Ein unbeschriebenes Blatt ist der Kurde dennoch nicht. Das Berufskolleg II an der Julius-Springer-Schule habe er "leider nicht geschafft", da sein Benehmen zu schlecht gewesen sei. Auch mit der deutschen Sprache hatte er anfangs Probleme. Natürlich sei der Start in Deutschland so schwierig gewesen. Doch Kurdos Familie hat gekämpft, "und jetzt können wir stolz zurückblicken". Kurdo ist ein Pragmatiker. Mit Rassismus habe er zu kämpfen gehabt, "es gab immer Kinder, die nicht mit uns spielen wollten". Aber: "Rassismus gibt es doch überall." Was wirklich zählt: "Dass man selbst Respekt hat vor den Menschen und deren Religionen."

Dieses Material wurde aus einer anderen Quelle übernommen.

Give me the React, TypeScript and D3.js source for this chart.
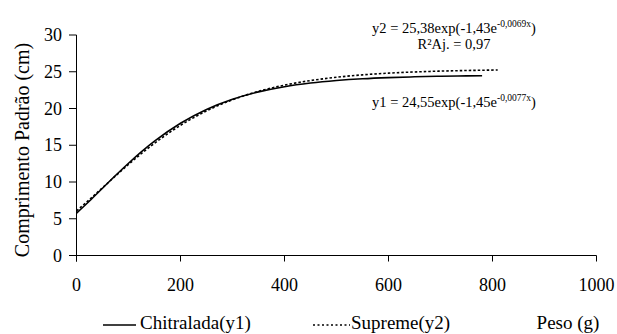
import * as d3 from "d3";

// valores (peso em g, comprimento em cm)
const pesoY1 = [0, 25, 50, 75, 100, 150, 200, 250, 300, 350, 400, 450, 500, 550, 600, 650, 700, 750, 780];
const chitralada = [5.76, 7.42, 9.15, 10.88, 12.55, 15.55, 17.99, 19.87, 21.26, 22.26, 22.97, 23.46, 23.8, 24.04, 24.2, 24.31, 24.39, 24.44, 24.46];
const pesoY2 = [0, 25, 50, 75, 100, 150, 200, 250, 300, 350, 400, 450, 500, 550, 600, 650, 700, 750, 810];
const supreme = [6.07, 7.62, 9.22, 10.82, 12.39, 15.27, 17.71, 19.67, 21.19, 22.33, 23.18, 23.8, 24.25, 24.58, 24.81, 24.97, 25.09, 25.17, 25.24];
const xTicks = [0, 200, 400, 600, 800, 1000];
const yTicks = [0, 5, 10, 15, 20, 25, 30];

const W = 617;
const H = 334;
const tx = { fontFamily: "Liberation Serif" };

export default function App() {
  const x = d3.scaleLinear().domain([0, 1000]).range([76.5, 596.5]);
  const y = d3.scaleLinear().domain([0, 30]).range([255.5, 35]);

  const line = d3
    .line<number>()
    .x((d) => x(d))
    .curve(d3.curveMonotoneX);

  const path1 = line.y((_, i) => y(chitralada[i]))(pesoY1) || "";
  const path2 = line.y((_, i) => y(supreme[i]))(pesoY2) || "";

  const y0 = y(0);
  const x0 = x(0);

  return (
    <svg width={W} height={H} style={{ position: "absolute", left: 0, top: 0 }}>
      <g fill="#000">
        {/* eixo x */}
        <line x1={70} x2={x(1000)} y1={y0} y2={y0} stroke="#000" strokeWidth={1} />
        {xTicks.map((t) => (
          <g key={"xt" + t}>
            <line x1={x(t)} x2={x(t)} y1={y0} y2={y0 + 6} stroke="#000" strokeWidth={1} />
            <text x={x(t)} y={291} textAnchor="middle" fontSize={18} style={tx}>
              {t}
            </text>
          </g>
        ))}
        {/* eixo y */}
        <line x1={x0} x2={x0} y1={y(30)} y2={y0 + 6} stroke="#000" strokeWidth={1} />
        {yTicks.map((t) => (
          <g key={"yt" + t}>
            <line x1={69} x2={x0} y1={y(t)} y2={y(t)} stroke="#000" strokeWidth={1} />
            <text x={62} y={y(t) + 6} textAnchor="end" fontSize={18} style={tx}>
              {t}
            </text>
          </g>
        ))}
        <text transform="translate(29,150) rotate(-90)" textAnchor="middle" fontSize={20} style={tx}>
          Comprimento Padrão (cm)
        </text>

        {/* curvas */}
        <path d={path2} fill="none" stroke="#000" strokeWidth={1.6} strokeDasharray="2.5,2" />
        <path d={path1} fill="none" stroke="#000" strokeWidth={1.6} />

        {/* equações */}
        <text x={454} y={33} textAnchor="middle" fontSize={14.5} style={tx}>
          y2 = 25,38exp(-1,43e<tspan fontSize={9.5} dy={-6}>-0,0069x</tspan>
          <tspan dy={6}>)</tspan>
        </text>
        <text x={454} y={49} textAnchor="middle" fontSize={14.5} style={tx}>
          R²Aj. = 0,97
        </text>
        <text x={454} y={107} textAnchor="middle" fontSize={14.5} style={tx}>
          y1 = 24,55exp(-1,45e<tspan fontSize={9.5} dy={-6}>-0,0077x</tspan>
          <tspan dy={6}>)</tspan>
        </text>

        {/* legenda */}
        <line x1={103} x2={136} y1={325} y2={325} stroke="#000" strokeWidth={1.3} />
        <text x={140} y={329} fontSize={19} style={tx}>
          Chitralada(y1)
        </text>
        <line x1={313} x2={350} y1={325} y2={325} stroke="#000" strokeWidth={1.6} strokeDasharray="2,2.5" />
        <text x={351} y={329} fontSize={19} style={tx}>
          Supreme(y2)
        </text>
        <text x={568} y={329} textAnchor="middle" fontSize={19} style={tx}>
          Peso (g)
        </text>
      </g>
    </svg>
  );
}
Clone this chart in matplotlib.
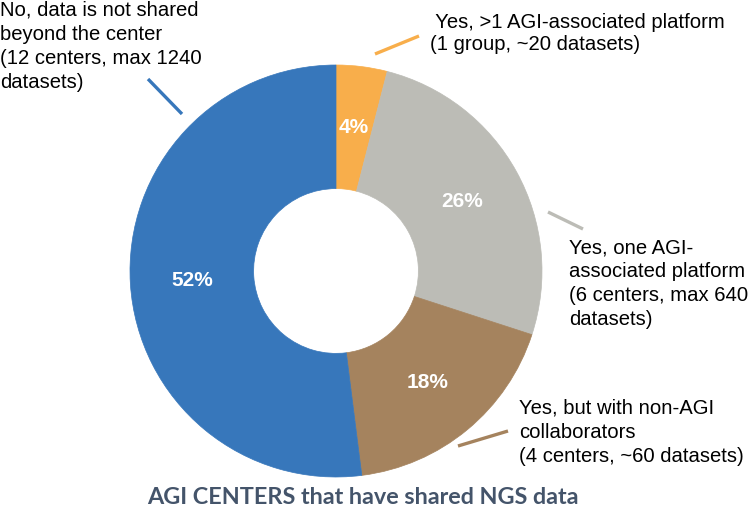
import matplotlib
matplotlib.use("Agg")
import matplotlib.pyplot as plt

# data
shares = [4, 26, 18, 52]
colors = ["#F8AE4B", "#BCBCB6", "#A5835E", "#3777BB"]
labels = [
    " Yes, >1 AGI-associated platform\n(1 group, ~20 datasets)",
    "Yes, one AGI-\nassociated platform\n(6 centers, max 640\ndatasets)",
    "Yes, but with non-AGI\ncollaborators\n(4 centers, ~60 datasets)",
    "No, data is not shared\nbeyond the center\n(12 centers, max 1240\ndatasets)",
]
title = "AGI CENTERS that have shared NGS data"

W, H = 750, 513
fig = plt.figure(figsize=(W / 100, H / 100), dpi=100)
ax = fig.add_axes([0, 0, 1, 1])

cx, cy, R = 336, H - 271, 206
wedges, _, pcts = ax.pie(
    shares, colors=colors, startangle=90, counterclock=False,
    center=(cx, cy), radius=R, autopct="%d%%", pctdistance=0.70,
    wedgeprops=dict(width=R * 0.60, linewidth=0.5),
    textprops=dict(color="white", fontsize=15, fontweight="bold",
                   family="Liberation Sans"),
)
for w, c in zip(wedges, colors):
    w.set_edgecolor(c)
ax.set_xlim(0, W)
ax.set_ylim(0, H)
ax.set_aspect("auto")
ax.axis("off")

# label anchors (left, top), line spacing and leader lines, pixels from top-left
label_pos = [(430, 13), (569, 238), (519, 399), (0, 1)]
spacing = [1.22, 1.33, 1.33, 1.33]
leaders = [((375, 54), (419, 36)), ((548, 212), (583, 229)),
           ((458, 446), (508, 431)), ((182, 114), (148, 79))]

for lab, (lx, ly), ls, (p0, p1), c in zip(labels, label_pos, spacing, leaders, colors):
    ax.text(lx, H - ly, lab, ha="left", va="top", fontsize=14.6,
            family="Liberation Sans", color="black", linespacing=ls)
    ax.plot([p0[0], p1[0]], [H - p0[1], H - p1[1]], color=c, lw=2.4,
            solid_capstyle="butt")

ax.text(363, H - 497, title, ha="center", va="center", fontsize=16.8,
        fontweight="bold", family="Lato", color="#44546A")

fig.savefig("out.png", dpi=100)
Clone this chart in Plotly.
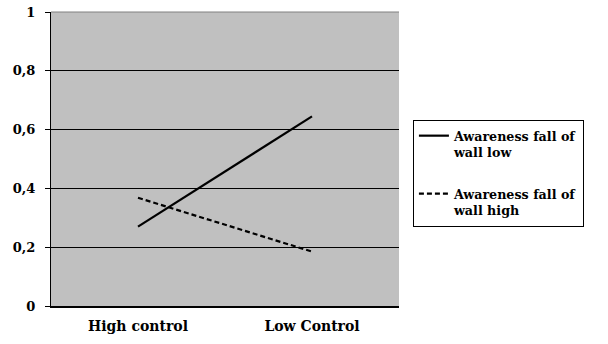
import plotly.graph_objects as go

categories = ["High control", "Low Control"]
low_values = [0.27, 0.645]
high_values = [0.368, 0.185]
series_names = ["Awareness fall of<br>wall low", "Awareness fall of<br>wall high"]
y_ticks = [0, 0.2, 0.4, 0.6, 0.8, 1]

FONT = "DejaVu Serif"

fig = go.Figure()
fig.add_trace(go.Scatter(x=categories, y=low_values, mode="lines", name=series_names[0],
                         legendgroup="a",
                         line=dict(color="black", width=2.2, dash="solid")))
fig.add_trace(go.Scatter(x=categories, y=high_values, mode="lines", name=series_names[1],
                         legendgroup="b",
                         line=dict(color="black", width=2.2, dash="5px,3px")))

fig.update_layout(
    width=608, height=344,
    margin=dict(l=51, r=209, t=12, b=38),
    paper_bgcolor="white",
    plot_bgcolor="#c0c0c0",
    separators=", ",
    font=dict(family=FONT, size=13, color="black", weight="bold"),
    showlegend=True,
    legend=dict(
        x=1.04, y=0.633, xanchor="left", yanchor="top",
        bordercolor="black", borderwidth=1, bgcolor="white",
        font=dict(family=FONT, size=12.7, color="black", weight="bold"),
        tracegroupgap=22, valign="top", itemwidth=30,
    ),
    xaxis=dict(
        type="category", range=[-0.5, 1.5], automargin=False,
        showgrid=False, showline=True, linecolor="black", linewidth=2,
        ticks="", ticklabelstandoff=6, zeroline=False,
        tickfont=dict(family=FONT, size=14, color="black", weight="bold"),
    ),
    yaxis=dict(
        range=[0, 1], tickvals=y_ticks, automargin=False,
        showgrid=True, gridcolor="black", gridwidth=1,
        showline=True, linecolor="black", linewidth=1,
        ticks="outside", ticklen=5, tickcolor="black",
        ticklabelstandoff=7, zeroline=False,
    ),
)
# grey top border of plot area
fig.add_shape(type="line", xref="paper", yref="paper", x0=0, x1=1, y0=1, y1=1,
              line=dict(color="#808080", width=1))

fig.write_html("out.html", config={"displayModeBar": False},
               post_script="document.body.style.margin='0';document.body.style.overflow='hidden';")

Musikalisch sieht sich der Rapper noch als Rohdiamant. Als Edelstein, der noch geschliffen werden muss. Was in der Musik für ihn zählt, das ist Authentizität. "Die Leute müssen mir glauben, was ich erzähle", sagt er. Deshalb schreibt Kurdo seine Texte auch alle selbst, es geht oft um seine Herkunft, darum, wie man behandelt wird, wenn man als Flüchtling nach Deutschland kommt. Mit Ämtern hat Kurdo beispielsweise so seine Erfahrungen gemacht. Und obwohl Kurdo selbst deutschen Rap macht, hört er privat eine ganz andere Richtung: Michael Jackson gehört zu seinen großen Idolen, ebenso wie James Brown oder Frank Sinatra, "das hat noch Qualität", findet er. Diesen Qualitätsanspruch hat er auch für seine eigene Arbeit. Deshalb wird er sich auf dem Erfolg nicht ausruhen: "Mein nächstes Album wird noch besser werden", versichert Kurdo K.